The first step is easing the mind into joy. We must learn to rest the mind and put it into a state of ease. When the mind is at ease, joy becomes more accessible, so part of the practice is learning to access that joy in ease, and then in turn, using joy to reinforce the ease. Cultivating this form of inner joy frees us from over-reliance on sense and ego stimulation for pleasure. This means joy becomes increasingly available any place, any time.

Next, we incline the mind toward joy by noticing joy and giving it our full attention. We learn where to look in order to see and appreciate joy that is already available to us, in moments that we hadn’t noticed before. There is joy to be found in a calming breath and in the pleasures of ordinary activities. We invite this joy in.

str2_sandymeng_ma_coverUSESMALLFinally, we learn to lift the mind with wholesome joy, especially joy arising from goodness, generosity, loving-kindness, and compassion. The wholesomeness of such joy benefits mental health the same way wholesome food benefits physical health. It also leads the mind into a stable, collected state because it doesn’t have to fight with anything like regret or envy. In turn, the stable, collected mind is conducive to wholesome joy, thus establishing a virtuous cycle.

Can meditation help someone to be successful?

My Asian upbringing had led me to believe that success leads to happiness, that one day, when I am successful, I will be happy. That turned out to be wrong. In fact, the opposite is true. Success does not lead to happiness; instead, happiness leads to success. This relationship between success and happiness has been extensively studied.

My friend, the bestselling author Shawn Achor, calls it the “happiness advantage”. Citing hundreds of studies carried out over decades, Shawn makes a convincing case that happiness is a major advantage in pursuing success. Happiness raises sales by 37%, productivity by 31% and accuracy by 19%. Happi-ness also makes people more popular and better at their jobs. It makes people healthier, too.

Why do you think some people have a reluctance to cultivate the joy and happiness that is readily available?

I suspect there are two reasons. First, I think there are people who still think of meditation, peace and joy as shrouded in mystery, and they’re averse to that. As science demystifies meditation, this problem will get solved.

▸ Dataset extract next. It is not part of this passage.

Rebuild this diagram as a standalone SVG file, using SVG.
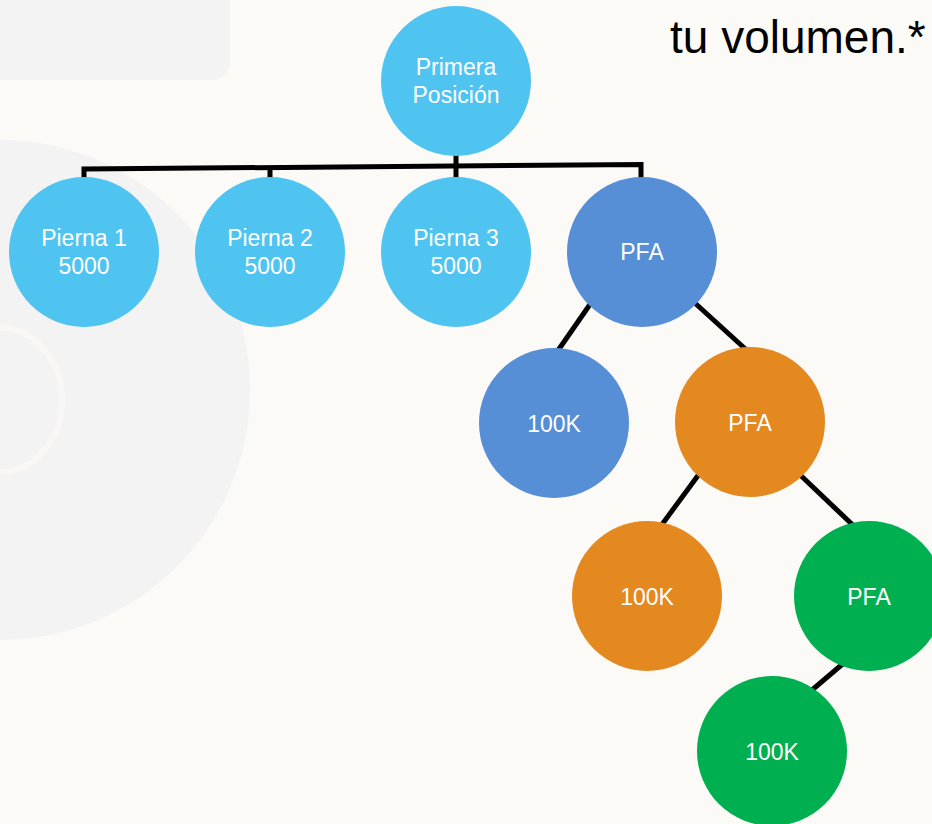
<svg xmlns="http://www.w3.org/2000/svg" width="932" height="824" viewBox="0 0 932 824">
<style>
.lbl{font-family:"Liberation Sans",Arial,sans-serif;font-size:23px;fill:#ffffff;text-anchor:middle}
.c1{fill:#50c4f0}
.c2{fill:#568fd6}
.c3{fill:#e38920}
.c4{fill:#00b050}
.conn{stroke:#000;stroke-width:5;fill:none;stroke-linejoin:miter}
</style>
<g id="background">
<rect x="0" y="0" width="932" height="824" fill="#fcfaf7"/>
<rect x="-30" y="-30" width="260" height="110" rx="18" fill="#f4f3f3"/>
<circle cx="0" cy="390" r="250" fill="#f4f3f3"/>
<ellipse cx="0" cy="400" rx="62" ry="72" fill="none" stroke="#f8f7f5" stroke-width="6"/>
</g>
<g id="title">
<text x="670" y="53" font-family="'Liberation Sans',Arial,sans-serif" font-size="46" fill="#000">tu volumen.*</text>
</g>
<g id="connectors">
<path class="conn" d="M84,180 V169 L641,164.5 V180"/>
<path class="conn" d="M456,150 V180"/>
<path class="conn" d="M270,168 V180"/>
<path class="conn" d="M600,290 L550,362"/>
<path class="conn" d="M685,294 L752,355"/>
<path class="conn" d="M705,466 L655,534"/>
<path class="conn" d="M795,470 L858,530"/>
<path class="conn" d="M852,656 L805,696"/>
</g>
<g id="node-primera">
<circle class="c1" cx="456" cy="81" r="75"/>
<text class="lbl" x="456" y="75">Primera</text>
<text class="lbl" x="456" y="103">Posición</text>
</g>
<g id="node-pierna1">
<circle class="c1" cx="84" cy="252" r="75"/>
<text class="lbl" x="84" y="246">Pierna 1</text>
<text class="lbl" x="84" y="274">5000</text>
</g>
<g id="node-pierna2">
<circle class="c1" cx="270" cy="252" r="75"/>
<text class="lbl" x="270" y="246">Pierna 2</text>
<text class="lbl" x="270" y="274">5000</text>
</g>
<g id="node-pierna3">
<circle class="c1" cx="456" cy="252" r="75"/>
<text class="lbl" x="456" y="246">Pierna 3</text>
<text class="lbl" x="456" y="274">5000</text>
</g>
<g id="node-pfa1">
<circle class="c2" cx="642" cy="252" r="75"/>
<text class="lbl" x="642" y="260">PFA</text>
</g>
<g id="node-100k-1">
<circle class="c2" cx="554" cy="423" r="75"/>
<text class="lbl" x="554" y="432">100K</text>
</g>
<g id="node-pfa2">
<circle class="c3" cx="750" cy="422" r="75"/>
<text class="lbl" x="750" y="431">PFA</text>
</g>
<g id="node-100k-2">
<circle class="c3" cx="647" cy="596" r="75"/>
<text class="lbl" x="647" y="605">100K</text>
</g>
<g id="node-pfa3">
<circle class="c4" cx="869" cy="596" r="75"/>
<text class="lbl" x="869" y="605">PFA</text>
</g>
<g id="node-100k-3">
<circle class="c4" cx="772" cy="751" r="75"/>
<text class="lbl" x="772" y="760">100K</text>
</g>
</svg>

Second, I think people are afraid that if they become happy, they will lose their motivation to succeed and therefore will become unsuccessful. As people begin to understand that happiness leads to success, that problem will be solved, too.

In the book, you reveal how you suffer from a ‘lifelong, persistent sense of inadequacy’; I think that’s something many of us share to varying degrees. How can we manage it?

I think the real solution is learning see things as they really are, which entails a combination of objectivity and clarity of perception.

On one hand, it’s clear to me that in every single case of extraordinary success I’m aware of, including my own, the one and only factor that is both necessary and sufficient is luck. On the other hand, I can also clearly see that the qualities I bring to the table (hard work, courage, creativity, kindness) made meaningful contributions to increasing my luck, and hence, my success.

This, combined with my joy and kindness practices, is how I manage my lifelong sense of inadequacy.

If we begin practising meditation today, how long can we expect to wait for results and what kind of results can we expect?

Many will see the first result in one breath. Try it now. Take one slow, deep breath. For the duration of that one breath, give your full attention to your breath in a gentle way. Total and gentle attention on feeling your breath, that is all. Notice that already you are a little calmer and more relaxed after the breath than before it. You already gain some benefit with that first breath.